The Standard Model says this is exactly what happens - that carrier particles (in the case of EM force, the photon) are exchanged between matter when a force is 'felt'. The first, and most important caveat here is that there's much I don't know about this. Secondly I, exactly like you [zen_tom], am not of the impression that streams of photons exist along the force lines (indeed i know the force lines to be purely imaginary). If there were photons, you could manipulate them (depending i suppose on their wavelength/energy) in all sorts of ways, thereby manipulating the force associated with them. I'm not sure if my "why won't this idea work" thing is deemed valid by Halfbakery. Perhaps i'm just being soft and pre-empting the inevitable "you clearly don't know about the [...] effect" line that will set me straight. But that's the line i'm looking for.
 — hennessey, Feb 20 2009

 Yes, those lines of force can't be "blown away" - which suggests that they can't be "real" in any sense - they are probably some kind of ghostly Schrodingian extension of the probable locations of these particles *if* they were real - except that they're not - but *could* be if required.

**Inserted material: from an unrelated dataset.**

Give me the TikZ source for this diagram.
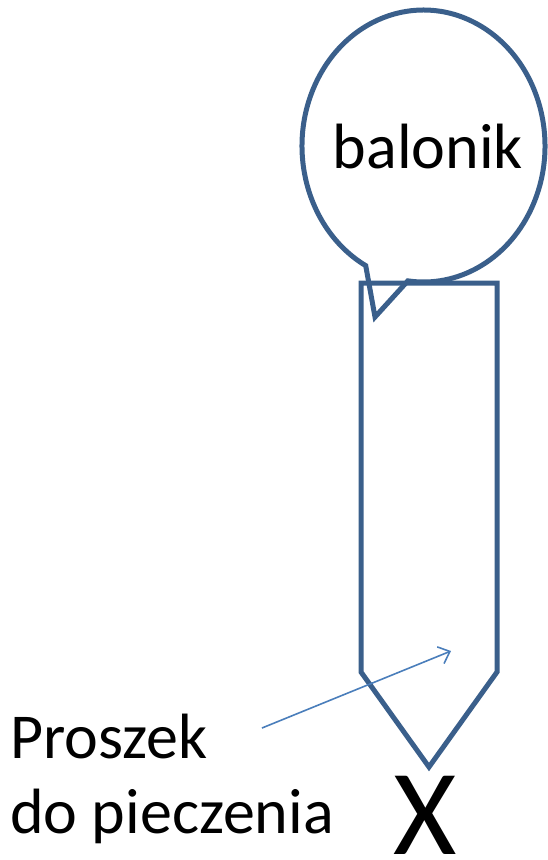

 If that's the case, then you need to figure out a way to deflect something that isn't, to all intents and purposes, there - which might be tricky.

"The hardest thing of all is to find a black cat in a dark room - especially if there is no cat."
 — zen_tom, Feb 20 2009

mmm, the field lines are just a mathematical construct to help visualise what's going on, but their (lack of) existence isn't the point. My confusion still remains: if the EM force is mediated by photons, can i deflect them and manipulate the force felt?
 — hennessey, Feb 20 2009

 But what I meant was that if those force lines are Schrodingian (meaning that their existence and non-existence is both true, at a probabilistic level) then the actual point at which you positively know that a photon is there is after it's appeared and completed its interaction, by which time it's already too late - the horse having already bolted.

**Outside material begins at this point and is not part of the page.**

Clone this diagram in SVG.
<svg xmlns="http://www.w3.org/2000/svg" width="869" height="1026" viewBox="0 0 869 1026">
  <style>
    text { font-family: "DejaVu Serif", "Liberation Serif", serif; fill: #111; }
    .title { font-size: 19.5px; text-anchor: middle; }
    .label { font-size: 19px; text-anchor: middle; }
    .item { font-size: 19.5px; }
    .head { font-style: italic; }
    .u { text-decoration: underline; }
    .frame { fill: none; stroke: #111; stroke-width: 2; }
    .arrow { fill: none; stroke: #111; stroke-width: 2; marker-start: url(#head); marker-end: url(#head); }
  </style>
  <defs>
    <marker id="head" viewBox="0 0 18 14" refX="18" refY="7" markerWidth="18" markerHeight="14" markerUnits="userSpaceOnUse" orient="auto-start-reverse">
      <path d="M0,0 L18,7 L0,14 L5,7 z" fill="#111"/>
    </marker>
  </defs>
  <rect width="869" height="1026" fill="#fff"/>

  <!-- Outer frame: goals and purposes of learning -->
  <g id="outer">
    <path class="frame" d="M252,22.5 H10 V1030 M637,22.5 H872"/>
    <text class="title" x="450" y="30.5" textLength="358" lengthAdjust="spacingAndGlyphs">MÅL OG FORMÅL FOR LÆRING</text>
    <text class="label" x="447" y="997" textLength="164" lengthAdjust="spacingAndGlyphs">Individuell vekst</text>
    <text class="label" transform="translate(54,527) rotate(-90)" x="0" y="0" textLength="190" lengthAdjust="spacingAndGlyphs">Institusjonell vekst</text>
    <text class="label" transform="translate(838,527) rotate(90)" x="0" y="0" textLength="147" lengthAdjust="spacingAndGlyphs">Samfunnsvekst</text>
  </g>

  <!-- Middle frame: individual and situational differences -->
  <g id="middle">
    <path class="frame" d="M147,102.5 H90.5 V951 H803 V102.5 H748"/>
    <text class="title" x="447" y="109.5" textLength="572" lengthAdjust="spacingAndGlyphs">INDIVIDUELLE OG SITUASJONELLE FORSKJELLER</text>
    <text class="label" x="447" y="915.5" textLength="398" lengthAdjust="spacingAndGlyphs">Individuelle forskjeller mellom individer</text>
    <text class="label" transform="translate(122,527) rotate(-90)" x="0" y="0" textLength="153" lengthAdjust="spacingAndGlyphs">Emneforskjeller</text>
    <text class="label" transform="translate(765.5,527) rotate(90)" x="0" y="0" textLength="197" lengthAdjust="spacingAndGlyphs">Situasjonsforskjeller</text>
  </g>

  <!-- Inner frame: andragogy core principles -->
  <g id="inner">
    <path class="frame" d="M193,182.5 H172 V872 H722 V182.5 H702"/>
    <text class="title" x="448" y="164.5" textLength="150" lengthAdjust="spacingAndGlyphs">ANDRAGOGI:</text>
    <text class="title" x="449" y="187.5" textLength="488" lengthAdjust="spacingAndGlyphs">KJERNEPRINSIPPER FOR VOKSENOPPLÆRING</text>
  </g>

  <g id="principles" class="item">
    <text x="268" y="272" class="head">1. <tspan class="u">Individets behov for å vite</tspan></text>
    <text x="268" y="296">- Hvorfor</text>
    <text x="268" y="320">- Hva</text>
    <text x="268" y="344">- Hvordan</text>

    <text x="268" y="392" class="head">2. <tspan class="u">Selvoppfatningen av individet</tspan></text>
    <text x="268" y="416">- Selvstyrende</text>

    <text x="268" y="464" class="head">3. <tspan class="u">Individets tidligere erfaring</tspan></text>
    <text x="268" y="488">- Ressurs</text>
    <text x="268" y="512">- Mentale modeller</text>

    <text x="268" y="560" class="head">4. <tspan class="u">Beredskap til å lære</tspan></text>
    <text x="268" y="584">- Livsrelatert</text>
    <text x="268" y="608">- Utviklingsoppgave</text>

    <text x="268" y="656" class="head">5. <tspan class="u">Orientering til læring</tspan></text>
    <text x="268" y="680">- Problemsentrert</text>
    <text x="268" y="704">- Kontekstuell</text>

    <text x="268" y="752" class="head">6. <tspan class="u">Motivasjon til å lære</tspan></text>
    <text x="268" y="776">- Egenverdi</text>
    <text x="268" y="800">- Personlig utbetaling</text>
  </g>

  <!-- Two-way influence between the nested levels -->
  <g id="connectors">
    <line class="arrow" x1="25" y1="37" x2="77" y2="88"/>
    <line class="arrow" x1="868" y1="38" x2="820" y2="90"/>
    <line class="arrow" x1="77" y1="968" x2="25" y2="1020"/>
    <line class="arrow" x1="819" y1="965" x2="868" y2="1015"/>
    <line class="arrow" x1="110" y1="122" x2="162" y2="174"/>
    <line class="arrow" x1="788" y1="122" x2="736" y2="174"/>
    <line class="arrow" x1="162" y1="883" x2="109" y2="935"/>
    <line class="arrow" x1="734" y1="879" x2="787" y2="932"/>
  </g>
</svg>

 It's like having a cat resuscitation system on standby outside of Schrodinger's experiment* and expecting that if you can bring the cat to life, you can avoid the decay of the radioactive material.

 — zen_tom, Feb 20 2009

//the horse having already bolted// I thought it was a cat?
 — coprocephalous, Feb 20 2009

 Those force lines aren't "schrodingian" - they're definitely not there. And photons: certainly i can't be sure exactly where one is prior to interaction, but as soon as I interact with it, there it is, bold as brass. It doesn't have to have completed what it set-out-to-do kind of thing. It propagates from one place (as a wave) to another, so I should be able to it interact with it anytime i fancy. Quantum mechanics is a really very well understood theory (tho not by me i confess), and makes excellent and experimentally verifiable claims about where particles are (though yes, as probability density wavefunctions). The whole weird "ghostly existance / non-existance / alive / dead cat" deal is really interesting, but a bit of a side show.

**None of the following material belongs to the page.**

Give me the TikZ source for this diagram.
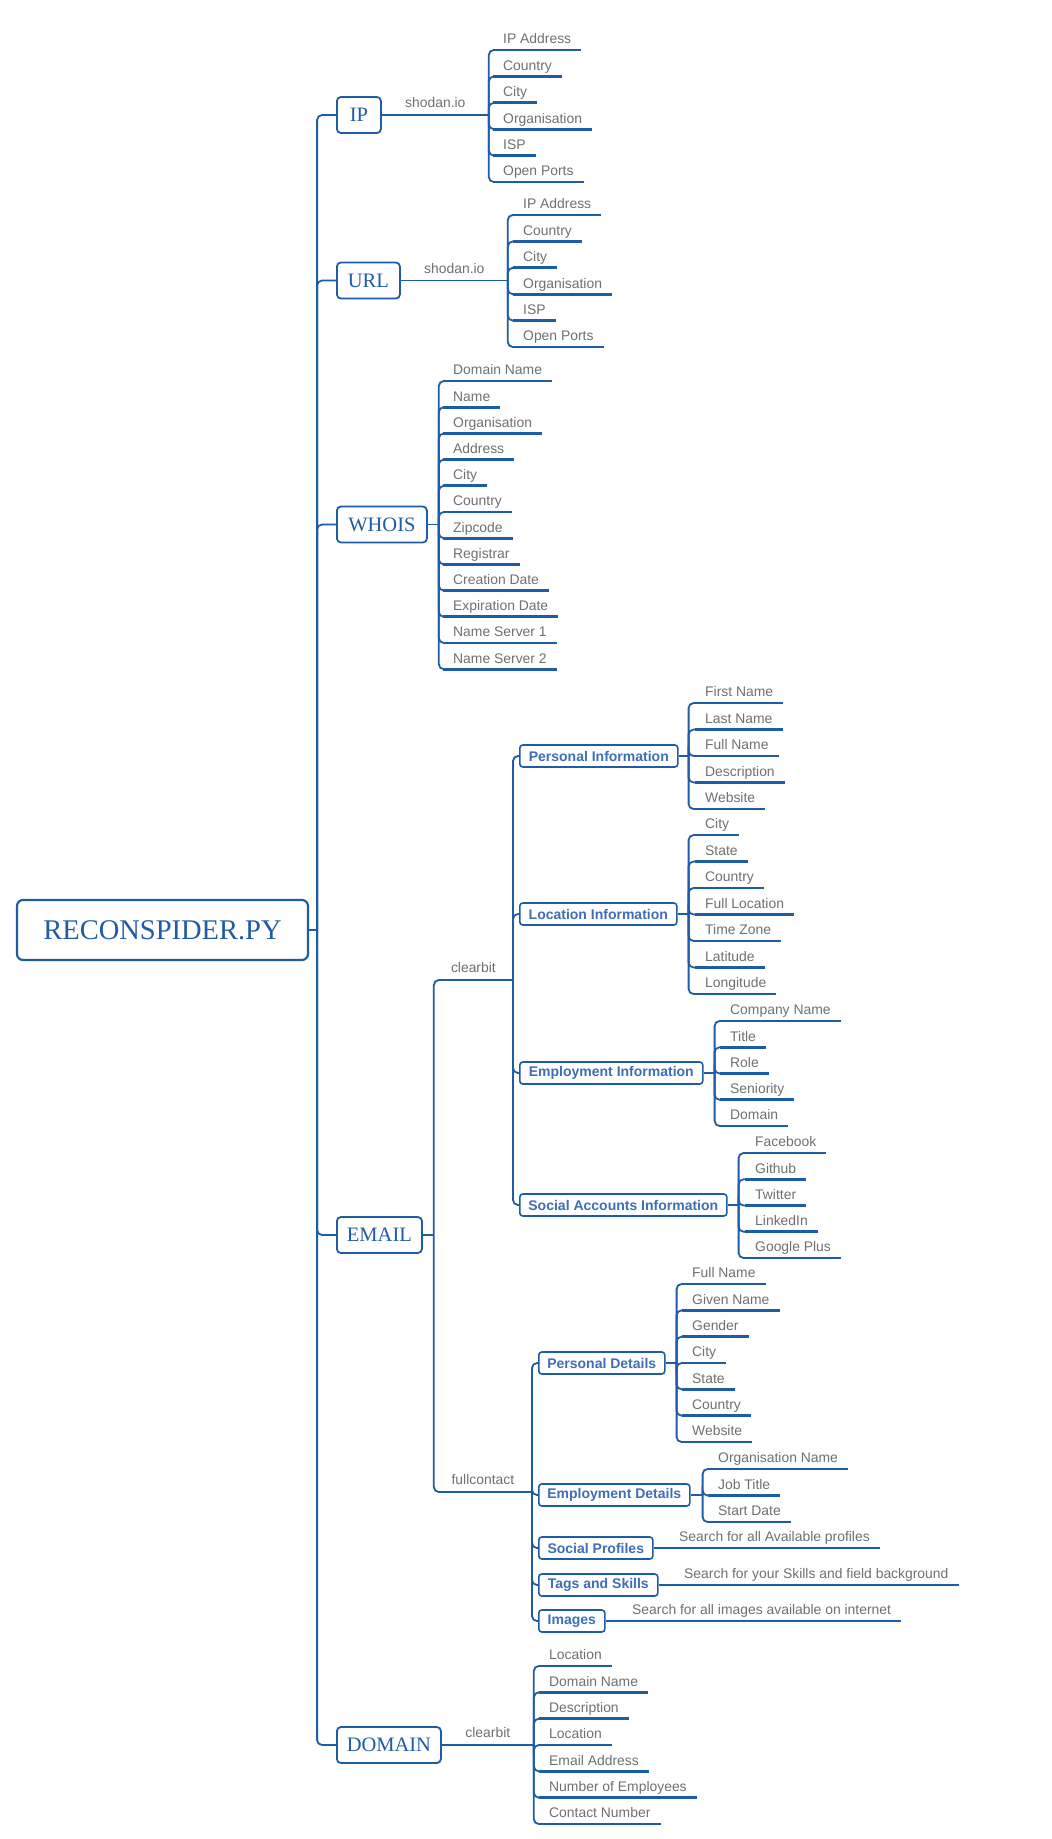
\documentclass[tikz,border=0pt]{standalone}
\usepackage{fontspec}
\setmainfont{Liberation Sans}
\newfontfamily\seriffont{Liberation Serif}
\usetikzlibrary{positioning}
\definecolor{lineblue}{HTML}{1F5CA6}
\definecolor{subblue}{HTML}{3F6EB5}
\definecolor{leafgray}{HTML}{707070}

\begin{document}
\begin{tikzpicture}[x=1pt,y=-1pt,
  link/.style={draw=lineblue,line width=1.8pt,rounded corners=5pt},
  uline/.style={draw=lineblue,line width=2.8pt},
  root node/.style={draw=lineblue,line width=2.2pt,rounded corners=6pt,minimum width=291pt,minimum height=60pt,text=lineblue,font=\seriffont\fontsize{28.5}{30}\selectfont},
  main node/.style={draw=lineblue,line width=1.8pt,rounded corners=4pt,anchor=west,inner xsep=6pt,minimum height=36pt,text=lineblue,font=\seriffont\fontsize{20.5}{22}\selectfont},
  sub node/.style={draw=lineblue,line width=1.6pt,rounded corners=3pt,anchor=west,inner xsep=6pt,minimum height=22pt,text=subblue,font=\bfseries\fontsize{14}{15}\selectfont},
  leaf/.style={anchor=south west,inner xsep=10pt,inner ysep=0pt,text height=10pt,text depth=6pt,text=leafgray,font=\fontsize{13.9}{15}\selectfont},
  srclabel/.style={above=6.5pt,inner sep=0pt,text depth=0pt,text=leafgray,font=\fontsize{13.9}{15}\selectfont}]
  \path[use as bounding box,fill=white] (0,0) rectangle (1052,1839);

  % root and main branches
  \node[root node] (root) at (162.5,930) {RECONSPIDER.PY};
  \node[main node, minimum width=44pt] (ip) at (336,115) {IP};
  \node[main node, minimum width=63pt] (url) at (336,280.5) {URL};
  \node[main node, minimum width=90pt] (whois) at (336,524.5) {WHOIS};
  \node[main node, minimum width=85pt] (email) at (336,1235) {EMAIL};
  \node[main node, minimum width=104pt] (domain) at (336,1745) {DOMAIN};
  \draw[link] (root.east) -- ++(8,0) coordinate (tr);
  \foreach \n in {ip,url,whois,email,domain}
    \draw[link] (tr) |- (\n.west);

  % IP
  \draw[link] (ip.east) -- node[srclabel]{shodan.io} ++(107,0) coordinate (ipb);
  \foreach \t [count=\i] in {IP Address,Country,City,Organisation,ISP,Open Ports}{
    \node[leaf] (ip\i) at (493,{50+26.4*(\i-1)}) {\t};
    \draw[link] (ipb) |- (ip\i.south west);
    \draw[uline] (ip\i.south west) -- (ip\i.south east);
  }

  % URL
  \draw[link] (url.east) -- node[srclabel]{shodan.io} ++(107,0) coordinate (urlb);
  \foreach \t [count=\i] in {IP Address,Country,City,Organisation,ISP,Open Ports}{
    \node[leaf] (url\i) at (513,{215+26.4*(\i-1)}) {\t};
    \draw[link] (urlb) |- (url\i.south west);
    \draw[uline] (url\i.south west) -- (url\i.south east);
  }

  % WHOIS
  \draw[link] (whois.east) -- ++(11,0) coordinate (whoisb);
  \foreach \t [count=\i] in {Domain Name,Name,Organisation,Address,City,Country,Zipcode,Registrar,Creation Date,Expiration Date,Name Server 1,Name Server 2}{
    \node[leaf] (who\i) at (443,{381+26.2*(\i-1)}) {\t};
    \draw[link] (whoisb) |- (who\i.south west);
    \draw[uline] (who\i.south west) -- (who\i.south east);
  }

  % EMAIL
  \draw[link] (email.east) -- ++(11,0) coordinate (eb);
  \coordinate (cb) at (513,980);
  \coordinate (fc) at (532,1492);
  \draw[link] (eb) |- node[srclabel, pos=0.75]{clearbit} (cb);
  \draw[link] (eb) |- node[srclabel, pos=0.75]{fullcontact} (fc);

  % EMAIL / clearbit
  \node[sub node, minimum width=158pt] (pinfo) at (519,756) {Personal Information};
  \node[sub node, minimum width=157pt] (linfo) at (519,914) {Location Information};
  \node[sub node, minimum width=183pt] (einfo) at (519,1073) {Employment Information};
  \node[sub node, minimum width=207pt] (sinfo) at (519,1205) {Social Accounts Information};
  \foreach \n in {pinfo,linfo,einfo,sinfo}
    \draw[link] (cb) |- (\n.west);

  \draw[link] (pinfo.east) -- ++(10,0) coordinate (pib);
  \foreach \t [count=\i] in {First Name,Last Name,Full Name,Description,Website}{
    \node[leaf] (pi\i) at (695,{703+26.5*(\i-1)}) {\t};
    \draw[link] (pib) |- (pi\i.south west);
    \draw[uline] (pi\i.south west) -- (pi\i.south east);
  }

  \draw[link] (linfo.east) -- ++(11,0) coordinate (lib);
  \foreach \t [count=\i] in {City,State,Country,Full Location,Time Zone,Latitude,Longitude}{
    \node[leaf] (li\i) at (695,{835+26.5*(\i-1)}) {\t};
    \draw[link] (lib) |- (li\i.south west);
    \draw[uline] (li\i.south west) -- (li\i.south east);
  }

  \draw[link] (einfo.east) -- ++(11,0) coordinate (eib);
  \foreach \t [count=\i] in {Company Name,Title,Role,Seniority,Domain}{
    \node[leaf] (ei\i) at (720,{1021+26.25*(\i-1)}) {\t};
    \draw[link] (eib) |- (ei\i.south west);
    \draw[uline] (ei\i.south west) -- (ei\i.south east);
  }

  \draw[link] (sinfo.east) -- ++(11,0) coordinate (sib);
  \foreach \t [count=\i] in {Facebook,Github,Twitter,LinkedIn,Google Plus}{
    \node[leaf] (si\i) at (745,{1153+26.25*(\i-1)}) {\t};
    \draw[link] (sib) |- (si\i.south west);
    \draw[uline] (si\i.south west) -- (si\i.south east);
  }

  % EMAIL / fullcontact
  \node[sub node, minimum width=126pt] (pdet) at (538,1363) {Personal Details};
  \node[sub node, minimum width=151pt] (edet) at (538,1495) {Employment Details};
  \node[sub node, minimum width=114pt] (sprof) at (538,1548) {Social Profiles};
  \node[sub node, minimum width=119pt] (tags) at (538,1585) {Tags and Skills};
  \node[sub node, minimum width=66pt] (imgs) at (538,1621) {Images};
  \foreach \n in {pdet,edet,sprof,tags,imgs}
    \draw[link] (fc) |- (\n.west);

  \draw[link] (pdet.east) -- ++(11,0) coordinate (pdb);
  \foreach \t [count=\i] in {Full Name,Given Name,Gender,City,State,Country,Website}{
    \node[leaf] (pd\i) at (682,{1284+26.33*(\i-1)}) {\t};
    \draw[link] (pdb) |- (pd\i.south west);
    \draw[uline] (pd\i.south west) -- (pd\i.south east);
  }

  \draw[link] (edet.east) -- ++(12,0) coordinate (edb);
  \foreach \t [count=\i] in {Organisation Name,Job Title,Start Date}{
    \node[leaf] (ed\i) at (708,{1469+26.5*(\i-1)}) {\t};
    \draw[link] (edb) |- (ed\i.south west);
    \draw[uline] (ed\i.south west) -- (ed\i.south east);
  }

  \node[leaf] (sp1) at (669,1548) {Search for all Available profiles};
  \node[leaf] (tg1) at (674,1585) {Search for your Skills and field background};
  \node[leaf] (im1) at (622,1621) {Search for all images available on internet};
  \draw[link] (sprof.east) -- (sp1.south west);
  \draw[link] (tags.east) -- (tg1.south west);
  \draw[link] (imgs.east) -- (im1.south west);
  \foreach \n in {sp1,tg1,im1}
    \draw[uline] (\n.south west) -- (\n.south east);

  % DOMAIN
  \draw[link] (domain.east) -- node[srclabel]{clearbit} ++(92,0) coordinate (db);
  \foreach \t [count=\i] in {Location,Domain Name,Description,Location,Email Address,Number of Employees,Contact Number}{
    \node[leaf] (dm\i) at (539,{1666+26.33*(\i-1)}) {\t};
    \draw[link] (db) |- (dm\i.south west);
    \draw[uline] (dm\i.south west) -- (dm\i.south east);
  }
\end{tikzpicture}
\end{document}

None of this gets away from the fact that a physicist could probably set me straight on the whereabouts of these force mediating particles and why i can't do anything with them
 — hennessey, Feb 20 2009

I liked the analogy to the cat resuscitation system tho...
 — hennessey, Feb 20 2009

 //What's stopping me doing this?//

 A mirror/filter of this type would be measured in an arena where its very size will make it subject to quantum principles. At this level you would have to add determinism, something not likely at a few, or less, angstroms. Any external (extra atomic) vehicle would vary/ interact with lots of elements of the "atom" and not particularily on your target (nucleus).

I don't know if you do, but it does seem that, you view the nucleus as a static arrangement of "snooker balls". The fact is that even these "heavy" particles have momentum and position that are not both definable. Trying to filter interactions like this (with a filter that is doing the same thing given its size) is spitting in the rain, or looking for a black cat in the dark.
 — 4whom, Feb 20 2009

i'm not worried about the 'snooker balls' in the nucleus and no one is looking for a black cat. Determinism or any other philosophical concept wouldn't have to be 'added' since EM forces act on macroscopic scales and hence all the hocus pocus about cats and whatnot is an (admittedly alluring) irrelevance. My q is fairly straight forward: the Standard Model says: EM force mediated by photons. Where are the photons? What are their wavelengths/energies or where is the fundametal error in my assumptions. Are there any actual physicists who might comment? I appreciate the comments so far of course.
 — hennessey, Feb 20 2009

 //Are there any actual physicists who might comment?// I doubt it, they probably got better things to do, like not answer other questions.

Any macroscopic EM field will effect the electrons more than the protons. (it just one of those darned Maxwell equation things). Ergo your mirror is applied from within the nucleus. Ergo it will undergo the same uncertainties as your other intra-nuclear objects, unless you add some determinism (how is up to you). Ergo fucked!
 — 4whom, Feb 23 2009

 [zen_tom] It really is understood to be true that guage bosons are force mediators. Of these the photon is understood to mediate the EM field.

 Given that it (the magnet) "sees" (via these photons) that there is another magnet there, how it "knows" whether to repel or attract is a function of the alignment of the spin of the majority of the electrons that have emmited these photons. In ferrous materials a lot of these electrons spin along a similar axis, creating a net dipole *field* effect. The photons are certainly not travelling along "lines of force" (they radiate out like all other photons). But their average behaviour "sets up" these lines of force. Like interference patterns in a bowl (sphere) of water.

 Unlike us photon receptors, magnets are fields (due to an alignment of lots of their elements). And to conserve entropy they would really like to acheive a certain desired energy state. They can't accept photons from a similar spin electron, but they really like photons from an opposite spin electron (switch similar and opposite depending on your symmetry). And so the field moves to the desired energy state. Electrons don't really like giving away photons, and would like them back at some point. They will, however, lend some for a short (extremely short, in fact sometimes negative) amount of time. This is usually paid back by some mechanism, on the average (this is why magnets don't get colder just sitting there), in the absence of another magnetic field, but the photon debt gets paid back more quickly by another correctly oriented magnetic field. If there is a "no payment" gesture (incorrectly oriented magnetic field) then the entire field, or fields (remember it is happening to both), tries to "turn the other cheek" and collect that way.

 Every substance is in some way ferrous. It is just that there is an insufficient field generated (not enough aligned electrons). That is why, with a large enough magnetic field you can magnetically levitate objects that would otherwise not. There will always be a group of electrons aligned, though not as uniformly as say a ferrous metal, that are willing to orient to achieve a certain energy level provided you give them enough of their photon debt. And that is also why substances lose magnetism at higher temps, the photon debt is being subsidised by the photons given off by the the more excited jiggely bits.

 The Meissner effect, on the other hand is another whole kettle of fish.

You may have noticed that I have not once mentioned the poor old protons. Mainly because these "macroscopic" forces are mitigated by the "skanky" electrons. Sounding less like a force mirror and more like a force majeure.